In Love & Trouble: Stories of Black Women Imagery

In Love & Trouble: Stories of Black Women Imagery

What vision, a view, from up so high.

Roselily imagines how the view form her new flat in Chicago would like. Having lived in Mississippi her whole life, where every one knew her and her history of having children out-of-wedlock, she welcomes the prospect of having a new start in her life. The imagery of being in a flat literally above everyone translates into a metaphor of desire of wanting to be free from her chores and a life where she was not respected.

New Southern houses

The narrator in the story, ‘Really, Doesn’t Crime Pay’ describes the new house her husband has bought in a way that reminds one of something dead and decayed and not as a ‘beauty’ as her husband says.

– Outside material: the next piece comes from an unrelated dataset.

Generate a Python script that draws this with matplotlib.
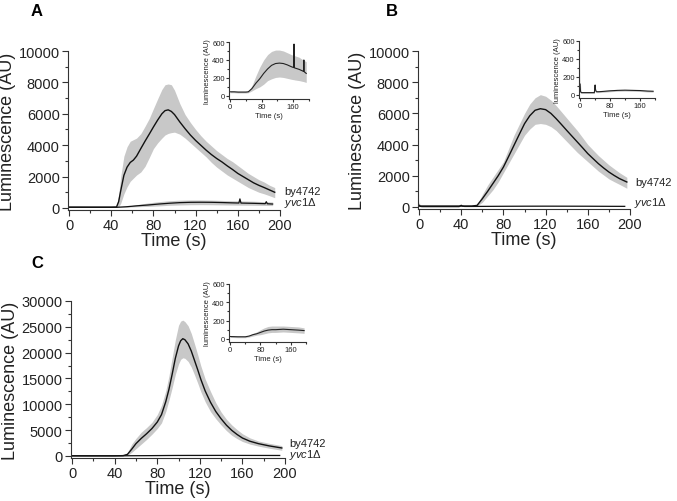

She describes the bricks as cubes of meat, windows as narrow beady eyes, yard as an undressed wound. The description adds to the metaphor of a dead marriage.

Domestic violence

In the story ‘The Child Who Favoured Daughter’, the Father in the end is described of holding a gun and rocking it like a baby. At this point, one knows that he had led to the suicide of his wife, and had beaten up his daughter brutally. At the realization that she might still have some guts to stand up to him, mutilates her by cutting off her breasts. The shock of the violence adds to this image which translates into him picking violence as if it were the child that he is supposed to protect unlike his family.

Slavery

Though none of the stories were set in the time when slavery was legal, the history is evident in the imagery. Roselily compares the gathering at her wedding to cotton which was one of the main businesses in which slaves were used. Myop finds a corpse with a noose around its neck signifying it as a slave that has been sentenced to death. The imagery becomes more visible through the words of Dee and Jerome who are educated and can put words to their history.